Eigenvalues of large tridiagonal matrix

Solution 1:

Since $M_n(a,b)$ and $M_n(a,-b)$ have same real spectrum, we may assume that $b\geq 0$. Let $\lambda_n$ be the smallest eigenvalue of $M_n$. Since there exist hidden orthogonal polynomials, the real sequence $(\lambda_n)_n$ is non-increasing.

Assume that $a\geq 0$. Note that $e_1^TM_ne_1=a^2$; then $\lambda_n\leq a^2$. Denote by $B_n$ the matrix $M_n$ with a zero diagonal (only the $b$'s remain). Then $M_n\geq B_n$ and $\lambda_n\geq \inf(\text{spectrum}(B_n))\geq -2b$. Finally the sequence $(\lambda_n)_n$ converges to $\lambda\in [-2b,a^2]$.

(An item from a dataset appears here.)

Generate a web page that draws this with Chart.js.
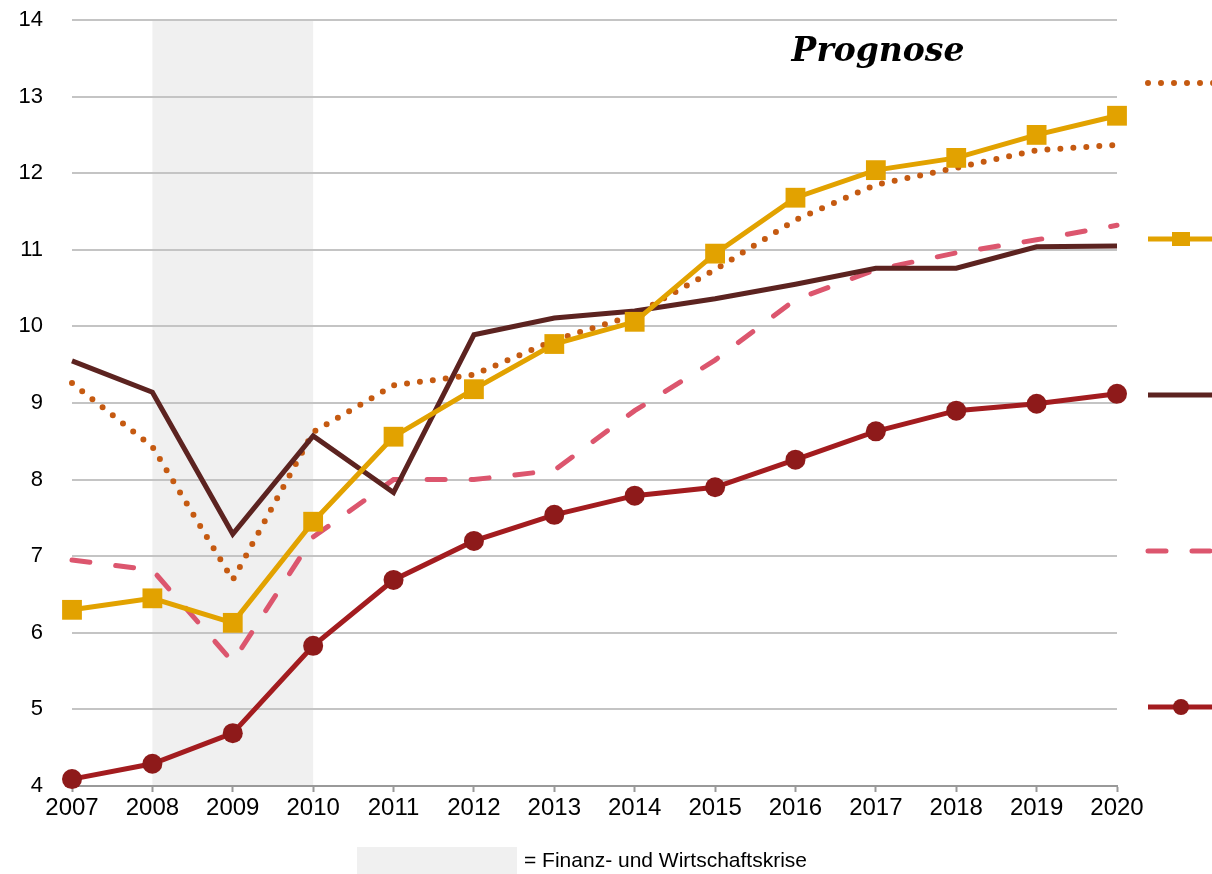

Note that , if $\dfrac{b}{a^2}$ is small enough, then $M_n\geq 0$ and $\lambda\approx a^2$. If $a$ is fixed and $b$ tends to $+\infty$, then $\lambda\rightarrow -2b$.

Solution 2:

Let's call $M_n$ this matrix, and let's consider its characteristic polynomial $P_n := \det(XI_n-M_n)$. Expansion according to the last column yields the recurrence relation $$ P_n = (X-(a+n)^2)P_{n-1}-b^2P_{n-2}. $$ with initial conditions $P_0 = 1$ and $P_1 = X-a^2$.